In a way, one can sense a similar disconnect in the exhibition space.Between the dazzling VR-installation, “Al-Mashroof” (2020) by Tehran Platform on the ground floor, and the ethereally abstract video, “Rotor” (2020) by Kerem Ozan Bayraktar located on an isolated room at the upper floor, the drier, informational maps of disappearing Mesoptomian marshlands by Tehran Platform, Mahmoud Obaidi’s turtles installation, sound excerpts from environmental seminars, or even Dişli’s compelling “Fields on Fire, Urfa (North Mesopotamia) photo collage are at a loss for integrated design. To engage with such pedagogies of studied reflection and aesthetic admiration demands the meticulous attention of the visitor. It is comparable to confronting the opaque and impalpable convolution of a sandstorm, only one cerebral and disjointed.
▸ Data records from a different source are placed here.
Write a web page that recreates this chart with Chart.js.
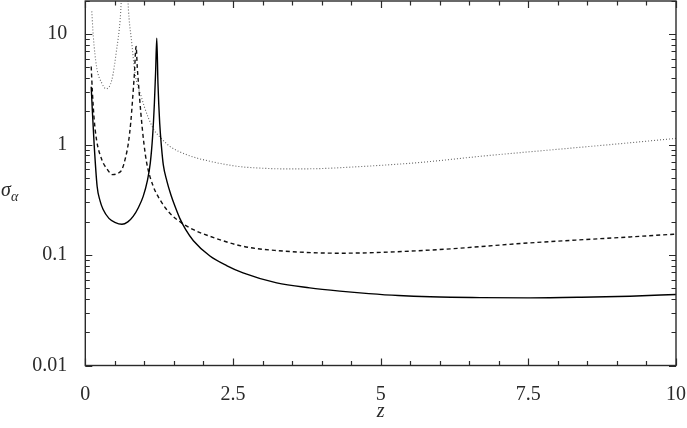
<!DOCTYPE html>
<html>
<head>
<meta charset="utf-8">
<script src="https://cdn.jsdelivr.net/npm/chart.js@4/dist/chart.umd.min.js"></script>
<style>
  html, body { margin: 0; padding: 0; background: #fff; }
  #wrap { width: 687px; height: 428px; position: relative; }
</style>
</head>
<body>
<div id="wrap"><canvas id="chart"></canvas></div>
<script>
// Values (log y axis)
const zSolid = [0.1, 0.12, 0.15, 0.2, 0.25, 0.3, 0.4, 0.5, 0.62, 0.72, 0.81, 0.9, 0.98, 1.05, 1.1, 1.14, 1.17, 1.19, 1.21, 1.23, 1.26, 1.29, 1.32, 1.38, 1.45, 1.52, 1.6, 1.7, 1.83, 2.11, 2.4, 2.67, 3.24, 3.8, 4.31, 4.8, 5.3, 5.84, 6.7, 7.53, 8.4, 9.22, 10];
const sigmaSolid = [3.35, 2.0, 1.0, 0.42, 0.31, 0.26, 0.215, 0.198, 0.19, 0.2, 0.224, 0.27, 0.34, 0.47, 0.68, 1.2, 2.4, 4.5, 9.2, 3.6, 1.55, 0.95, 0.66, 0.47, 0.35, 0.275, 0.215, 0.17, 0.135, 0.098, 0.08, 0.069, 0.056, 0.0505, 0.0472, 0.0448, 0.043, 0.0419, 0.0412, 0.041, 0.0415, 0.0424, 0.044];

const zDashed = [0.1, 0.12, 0.15, 0.19, 0.28, 0.37, 0.46, 0.55, 0.62, 0.68, 0.73, 0.77, 0.8, 0.83, 0.86, 0.88, 0.9, 0.94, 0.99, 1.04, 1.15, 1.26, 1.4, 1.55, 1.83, 2.11, 2.67, 3.24, 4.31, 5.84, 7.53, 9.22, 10];
const sigmaDashed = [5.1, 3.0, 1.7, 1.11, 0.73, 0.6, 0.535, 0.55, 0.594, 0.76, 1.04, 1.6, 2.55, 4.3, 7.76, 5.0, 3.6, 1.94, 1.05, 0.68, 0.42, 0.32, 0.25, 0.21, 0.17, 0.148, 0.12, 0.11, 0.104, 0.111, 0.129, 0.146, 0.155];

const zDotted = [0.11, 0.136, 0.19, 0.28, 0.35, 0.45, 0.53, 0.59, 0.665, 0.74, 0.78, 0.84, 0.95, 1.0, 1.07, 1.16, 1.3, 1.43, 1.72, 2.11, 2.59, 3.0, 3.41, 3.97, 4.54, 5.1, 5.67, 6.8, 7.92, 9.05, 10];
const sigmaDotted = [16.1, 9.5, 5.1, 3.6, 3.21, 3.87, 7.25, 13.5, 60, 14, 9, 4.5, 2.7, 2.2, 1.74, 1.37, 1.12, 0.965, 0.81, 0.707, 0.635, 0.612, 0.603, 0.607, 0.628, 0.655, 0.69, 0.795, 0.9, 1.02, 1.14];

const xTickLabels = [0, 2.5, 5, 7.5, 10];
const yTickLabels = [0.01, 0.1, 1, 10];

const FONT = '"Liberation Serif", "DejaVu Serif", serif';
const INK = '#2a2a2a';

function toPoints(xs, ys) {
    return xs.map((x, i) => ({ x: x, y: ys[i] }));
}

function lineDataset(xs, ys, color, width, dash) {
    return {
        data: toPoints(xs, ys),
        borderColor: color,
        borderWidth: width,
        borderDash: dash,
        pointRadius: 0,
        fill: false,
        cubicInterpolationMode: 'monotone'
    };
}

// Inward ticks on all four sides plus the frame
const frameTicks = {
    id: 'frameTicks',
    afterDatasetsDraw(chart) {
        const { ctx, chartArea: a, scales } = chart;
        const xs = scales.x, ys = scales.y;
        ctx.save();
        ctx.strokeStyle = INK;
        ctx.lineWidth = 1.2;
        ctx.beginPath();
        for (let v = 0; v <= 10.001; v += 0.5) {
            const px = Math.round(xs.getPixelForValue(v)) + 0.5;
            const len = (Math.abs(v / 2.5 - Math.round(v / 2.5)) < 1e-6) ? 7 : 4.5;
            ctx.moveTo(px, a.bottom); ctx.lineTo(px, a.bottom - len);
            ctx.moveTo(px, a.top); ctx.lineTo(px, a.top + len);
        }
        for (let k = -2; k <= 1; k++) {
            for (let m = 1; m <= 9; m++) {
                const v = m * Math.pow(10, k);
                if (v > ys.max + 1e-9) continue;
                const py = Math.round(ys.getPixelForValue(v)) + 0.5;
                const len = m === 1 ? 7 : 4.5;
                ctx.moveTo(a.left, py); ctx.lineTo(a.left + len, py);
                ctx.moveTo(a.right, py); ctx.lineTo(a.right - len, py);
            }
        }
        ctx.stroke();
        ctx.lineWidth = 1.4;
        ctx.strokeRect(a.left, a.top, a.right - a.left, a.bottom - a.top);

        // axis titles
        ctx.fillStyle = INK;
        ctx.textBaseline = 'alphabetic';
        ctx.textAlign = 'center';
        ctx.font = 'italic 20px ' + FONT;
        ctx.fillText('z', (a.left + a.right) / 2, 417);
        ctx.textAlign = 'left';
        ctx.fillText('σ', 1, 196);
        ctx.font = 'italic 14px ' + FONT;
        ctx.fillText('α', 11, 201);
        ctx.restore();
    }
};

new Chart(document.getElementById('chart'), {
    type: 'line',
    data: {
        datasets: [
            lineDataset(zSolid, sigmaSolid, '#000', 1.4, []),
            lineDataset(zDashed, sigmaDashed, '#111', 1.4, [4, 3]),
            lineDataset(zDotted, sigmaDotted, '#666', 1.1, [1, 2])
        ]
    },
    options: {
        responsive: true,
        maintainAspectRatio: false,
        animation: false,
        layout: { padding: { top: 1, right: 11, left: 0, bottom: 0 } },
        plugins: { legend: { display: false }, tooltip: { enabled: false } },
        scales: {
            x: {
                type: 'linear',
                min: 0,
                max: 10,
                grid: { display: false, drawTicks: false },
                border: { display: false },
                afterBuildTicks: (axis) => { axis.ticks = xTickLabels.map(v => ({ value: v })); },
                afterFit: (axis) => {
                    axis.height = 62.5;
                    axis.paddingLeft = 0;
                    axis.paddingRight = 0;
                },
                ticks: {
                    padding: 17,
                    color: INK,
                    maxRotation: 0,
                    font: { family: FONT, size: 20 },
                    callback: (v) => String(v)
                }
            },
            y: {
                type: 'logarithmic',
                min: 0.01,
                max: 20,
                grid: { display: false, drawTicks: false },
                border: { display: false },
                afterBuildTicks: (axis) => { axis.ticks = yTickLabels.map(v => ({ value: v })); },
                afterFit: (axis) => {
                    axis.width = 85.3;
                    axis.paddingTop = 0;
                    axis.paddingBottom = 0;
                },
                ticks: {
                    padding: 18,
                    color: INK,
                    font: { family: FONT, size: 20 },
                    callback: (v) => String(v)
                }
            }
        }
    },
    plugins: [frameTicks]
});
</script>
</body>
</html>
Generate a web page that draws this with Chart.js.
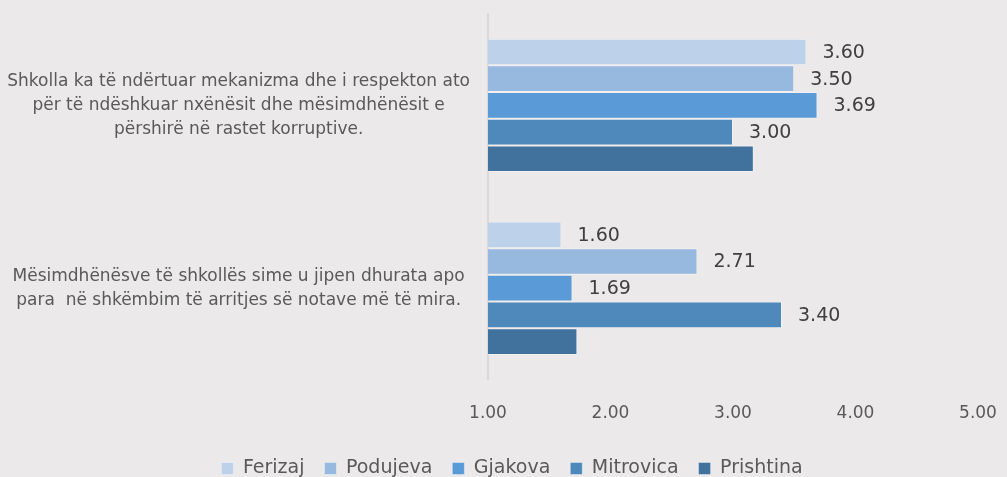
<!DOCTYPE html>
<html>
<head>
<meta charset="utf-8">
<script src="https://cdn.jsdelivr.net/npm/chart.js@4.4.1/dist/chart.umd.min.js"></script>
<style>
  html, body { margin: 0; padding: 0; background: #ebe9ea; }
  #wrap { width: 1007px; height: 477px; }
</style>
</head>
<body>
<div id="wrap"><canvas id="chart"></canvas></div>
<script>
const categories = [
  ["Shkolla ka të ndërtuar mekanizma dhe i respekton ato", "për të ndëshkuar nxënësit dhe mësimdhënësit e", "përshirë në rastet korruptive."],
  ["Mësimdhënësve të shkollës sime u jipen dhurata apo", "para  në shkëmbim të arritjes së notave më të mira."]
];
const seriesNames = ["Ferizaj", "Podujeva", "Gjakova", "Mitrovica", "Prishtina"];
const ferizaj = [3.60, 1.60];
const podujeva = [3.50, 2.71];
const gjakova = [3.69, 1.69];
const mitrovica = [3.00, 3.40];
const prishtina = [3.17, 1.73];
const showValues = [true, true, true, true, false];
const xTicks = [1, 2, 3, 4, 5];

const colors = ["#bdd1ea", "#97b9e0", "#5a9ad6", "#4f89bc", "#41729e"];
const seriesValues = [ferizaj, podujeva, gjakova, mitrovica, prishtina];

const valueLabels = {
  id: "valueLabels",
  afterDatasetsDraw(chart) {
    const ctx = chart.ctx;
    ctx.save();
    ctx.font = "19px 'DejaVu Sans', sans-serif";
    ctx.fillStyle = "#404040";
    ctx.textAlign = "left";
    ctx.textBaseline = "middle";
    chart.data.datasets.forEach((ds, i) => {
      if (!showValues[i]) return;
      chart.getDatasetMeta(i).data.forEach((bar, j) => {
        ctx.fillText(ds.data[j].toFixed(2), bar.x + 16, bar.y + 1);
      });
    });
    ctx.restore();
  }
};

// the legend in the original sits a bit right of the canvas centre
const legendShift = {
  id: "legendShift",
  afterLayout(chart) {
    if (chart.legend) {
      chart.legend.left += 23;
      chart.legend.right += 23;
    }
  }
};

new Chart(document.getElementById("chart"), {
  type: "bar",
  data: {
    labels: categories,
    datasets: seriesNames.map((name, i) => ({
      label: name,
      data: seriesValues[i],
      backgroundColor: colors[i],
      borderColor: "rgba(255,255,255,0.35)",
      borderWidth: 1,
      base: 1,
      categoryPercentage: 0.73,
      barPercentage: 1
    }))
  },
  options: {
    indexAxis: "y",
    responsive: true,
    maintainAspectRatio: false,
    animation: false,
    layout: { padding: { top: 14, right: 29, bottom: -11, left: 0 } },
    scales: {
      x: {
        min: 1,
        max: 5,
        afterBuildTicks: (scale) => { scale.ticks = xTicks.map((v) => ({ value: v })); },
        afterFit: (scale) => { scale.paddingRight = 0; scale.paddingLeft = 0; scale.height -= 9; },
        grid: { display: false, drawTicks: false },
        border: { display: false },
        ticks: {
          color: "#595959",
          font: { family: "'DejaVu Sans', sans-serif", size: 17 },
          padding: 24,
          callback: (v) => Number(v).toFixed(2)
        }
      },
      y: {
        grid: { display: false, drawTicks: false },
        border: { display: true, color: "#d9d9d9", width: 2 },
        afterFit: (scale) => { scale.width = 488; scale.paddingTop = 0; scale.paddingBottom = 0; },
        ticks: {
          color: "#595959",
          crossAlign: "center",
          padding: 18,
          font: { family: "'DejaVu Sans', sans-serif", size: 17, lineHeight: 1.41 }
        }
      }
    },
    plugins: {
      legend: {
        position: "bottom",
        labels: {
          color: "#595959",
          boxWidth: 12,
          boxHeight: 12,
          padding: 20,
          font: { family: "'DejaVu Sans', sans-serif", size: 19 }
        }
      },
      tooltip: { enabled: false }
    }
  },
  plugins: [valueLabels, legendShift]
});
</script>
</body>
</html>
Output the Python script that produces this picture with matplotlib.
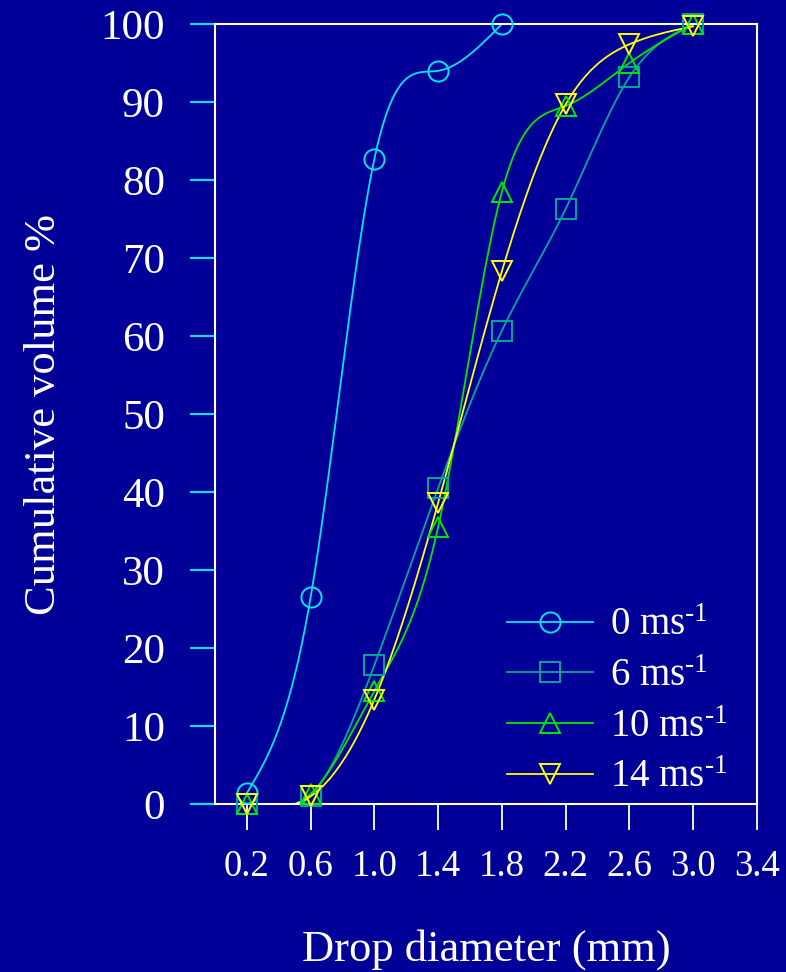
import matplotlib
matplotlib.use("Agg")
import matplotlib.pyplot as plt
import numpy as np

plt.rcParams['font.family'] = ['Liberation Serif', 'DejaVu Serif']
plt.rcParams['mathtext.fontset'] = 'custom'
plt.rcParams['mathtext.rm'] = 'Liberation Serif'
plt.rcParams['mathtext.it'] = 'Liberation Serif:italic'

# drop diameter (mm)
x_0 = [0.2, 0.6, 1.0, 1.4, 1.8]
x_all = [0.2, 0.6, 1.0, 1.4, 1.8, 2.2, 2.6, 3.0]

# cumulative volume % for each air speed
vol_0 = [1.4, 26.5, 82.7, 94.0, 100.0]
vol_6 = [0.0, 1.0, 17.8, 40.5, 60.7, 76.3, 93.2, 100.0]
vol_10 = [0.0, 1.3, 14.5, 35.5, 78.5, 89.5, 95.0, 100.0]
vol_14 = [0.0, 1.0, 13.4, 38.6, 68.3, 89.7, 97.4, 99.7]

labels = [r"0 ms$^{\text{-1}}$", r"6 ms$^{\text{-1}}$",
          r"10 ms$^{\text{-1}}$", r"14 ms$^{\text{-1}}$"]
xticks = [0.2, 0.6, 1.0, 1.4, 1.8, 2.2, 2.6, 3.0, 3.4]
yticks = [0, 10, 20, 30, 40, 50, 60, 70, 80, 90, 100]

bg = '#000099'
colors = ['#00e6f0', '#00a89c', '#00e800', '#ffff00']
markers = ['o', 's', '^', 'v']


def spline(x, y, n=300):
    # natural cubic spline, used only to draw the smoothed line
    x = np.asarray(x, float)
    y = np.asarray(y, float)
    m = len(x)
    h = np.diff(x)
    A = np.zeros((m, m))
    b = np.zeros(m)
    A[0, 0] = A[-1, -1] = 1
    for i in range(1, m - 1):
        A[i, i - 1] = h[i - 1]
        A[i, i] = 2 * (h[i - 1] + h[i])
        A[i, i + 1] = h[i]
        b[i] = 3 * ((y[i + 1] - y[i]) / h[i] - (y[i] - y[i - 1]) / h[i - 1])
    c = np.linalg.solve(A, b)
    bb = (y[1:] - y[:-1]) / h - h * (2 * c[:-1] + c[1:]) / 3
    d = (c[1:] - c[:-1]) / (3 * h)
    xs = np.linspace(x[0], x[-1], n)
    k = np.clip(np.searchsorted(x, xs) - 1, 0, m - 2)
    t = xs - x[k]
    ys = y[k] + bb[k] * t + c[k] * t ** 2 + d[k] * t ** 3
    return xs, ys


fig = plt.figure(figsize=(7.86, 9.72), dpi=100, facecolor=bg)
ax = fig.add_axes([0.2735, 0.1728, 0.6895, 0.8025])
ax.set_facecolor(bg)

series = [(x_0, vol_0), (x_all, vol_6), (x_all, vol_10), (x_all, vol_14)]
for (xs, ys), col, mk, lab in zip(series, colors, markers, labels):
    sx, sy = spline(xs, ys)
    ax.plot(sx, sy, color=col, lw=1.3, zorder=2)
    ax.plot(xs, ys, ls='none', marker=mk, ms=14.5, mfc='none', mec=col,
            mew=1.4, clip_on=False, zorder=3)
    ax.plot([], [], color=col, lw=1.3, marker=mk, ms=14.5, mfc='none',
            mec=col, mew=1.4, label=lab)

ax.set_xlim(0, 3.4)
ax.set_ylim(0, 100)
ax.set_xticks(xticks)
ax.set_xticklabels(["%.1f" % v for v in xticks])
ax.set_yticks(yticks)

for s in ax.spines.values():
    s.set_color('white')
    s.set_linewidth(1.5)

ax.tick_params(axis='x', direction='out', length=19, width=1.3,
               color='white', labelcolor='white', labelsize=26.5, pad=14)
ax.tick_params(axis='y', direction='out', length=18, width=1.5,
               color='#00e6f0', labelcolor='white', labelsize=31, pad=18)

ax.set_xlabel("Drop diameter (mm)", color='white', fontsize=32, labelpad=32)
ax.set_ylabel("Cumulative volume %", color='white', fontsize=32, labelpad=26)

leg = ax.legend(loc='lower right', bbox_to_anchor=(0.996, -0.025), frameon=False,
                fontsize=28, handlelength=2.2, handletextpad=0.45,
                labelspacing=0.35, borderaxespad=0.3)
for t in leg.get_texts():
    t.set_color('white')

fig.savefig("out.png", dpi=100, facecolor=bg)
If “Sandstorm — And Then There Was Dust” is a manifestation of approaches by which to visualize, comprehend and empathize with the victims of these noxious sandstorms, it is rife with failure and success. Maske departed from the phenomena of sandstorms to draw out unifying motifs between Turkey, Iraq and Iran to explore concepts related to ecology, discipline in the natural sciences that stresses symbiotic interactions between organisms. As a brief investigation of humankind’s disastrous relationship with its land, waters and air, the exhibition proposes alternative forms of interaction.
Negar Farajiani’s, “Tehran Monoxide Project” is one viable alternative, realized as the result of many independent projects with artists and citizens from Tehran since 2011. The exhibition hosts extensive documentation of some projects which, in curator Sarah Maske’s words, “examined the changing ecologies of Iran and the communication of these within the Iranian school system”. These documents include the photos that children in Tehran schools, taken in response to the question, “What pollutes our city’s air?”, including project posters, a video and albums of photographs.
Select photos from the workshops are compiled in albums and presented on desks with a comfortable seat and a desk lamp, proposing an environment of hospitable interaction with socially engaged artistic practices as well as with the overall idea of the exhibition as a kind of ecology in and of itself, however theoretical and removed from the soil and dust of sandstorms.